Publisher's Synopsis
Angelina Bonaparte is a woman on a mission: to find the truth. She's had enough of lies and deceit. Her twenty-plus year marriage to Mr. Bozo (no, she doesn't refer to him that way in front of their grown children or their grandchildren) is over, destroyed by his roving eye and pitiful excuses. She sheds her housewife attitude and clothes for sexy designer duds and a kick-ass approach to her new career as a private investigator. A 50-something hottie, Angie takes no prisoners in her quest for honesty.
Gracie Belloni, hugely pregnant with her fourth child, hires Angie to scope out the charges for lingerie, perfume and furs on her husband's Visa bill. Anthony, a.k.a Tony Baloney, hasn't brought a single goodie to Gracie. No sooner does Angie uncover a liaison between Tony and gold-digger Elisa Morano, than Elisa's body, shot and riddled with stab wounds, is discovered in the apartment building owned by Belloni.
Gracie adopts a stand-by-your-man position and pleads with Angie to work with Tony's lawyer, Bart Matthews, as part of the defense team.
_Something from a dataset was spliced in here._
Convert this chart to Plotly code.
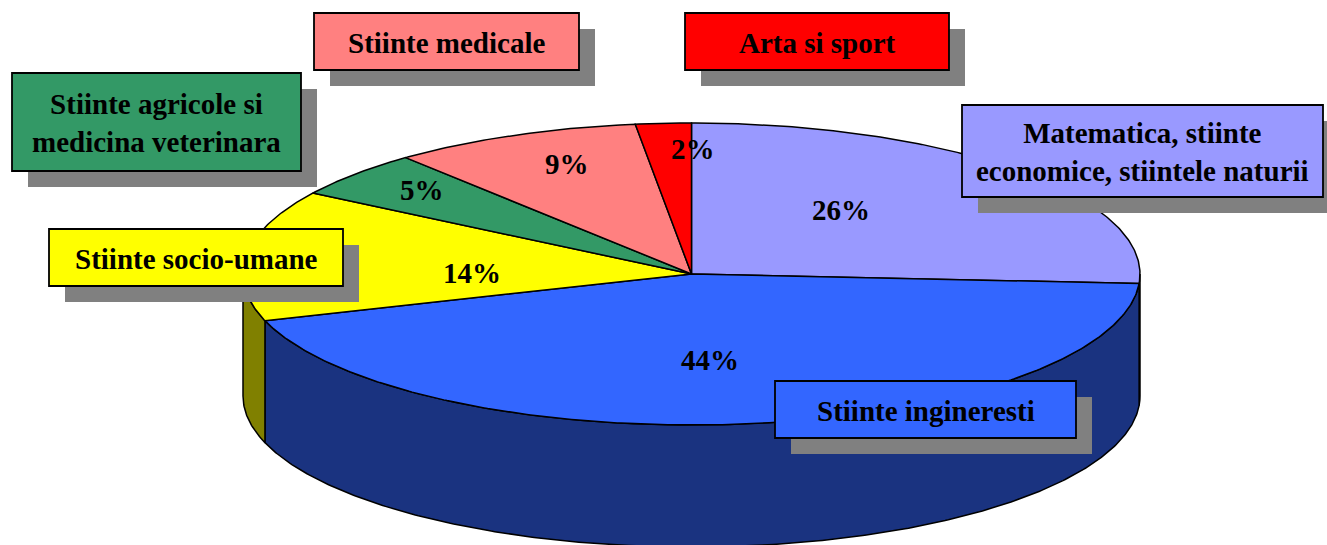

Torn between contempt for Tony and compassion for Gracie and the kids, Angie decides to sign on.
During the course of the investigation, she confronts some of her own demons. Her Sicilian-American family's Mafia ties are exposed by the media. She struggles to balance the pre-Friedan values of her upbringing as she makes her way in a post-feminist world. The faith of her childhood is challenged by religious bigotry and hatred.
But Angie meets more than just her inner demons as she searches for the truth of Elisa's death. She also encounters Jane Dunwoodie, who manages her home, family, and the Dunwoodie Insurance Agency while her husband, John, just plays; Bobbie Russell, the dishy gay man who took Elisa's job at the Dunwoodie Insurance Agency and who guides Angie as the investigation moves into the homosexual subculture of Milwaukee; Elisa's onetime friend and roommate, Marsha Cantwell, struggling to recover from Elisa's betrayal; Mrs. Lembke, the acute observer and busybody, who lived across the street from Elisa and Marsha.
And Wukowski, the attractive, but oppositional Milwaukee police detective assigned to the Morano homicide. ("Do they call you Wookie?" she asks him. "Only once," he responds.) Their relationship begins in confrontation and dislike, as Wukowski struggles with the emotional aftermath of the brutal torture and death of his former female MPD partner. He sets off all of Angie's warning bells from a marriage that shaped her into a woman she worked hard to reinvent after her divorce. Despite their initial antagonism, they feel the tingles of physical attraction and begin to realize that they're on the same team, searching for justice and truth in an unjust and untrue world.
Truth Kills offers a strong set of characters: some searching for honesty in a dishonest world and some sure that they alone know the truth, all explored within the metropolitan, yet small town atmosphere of Milwaukee, Wisconsin.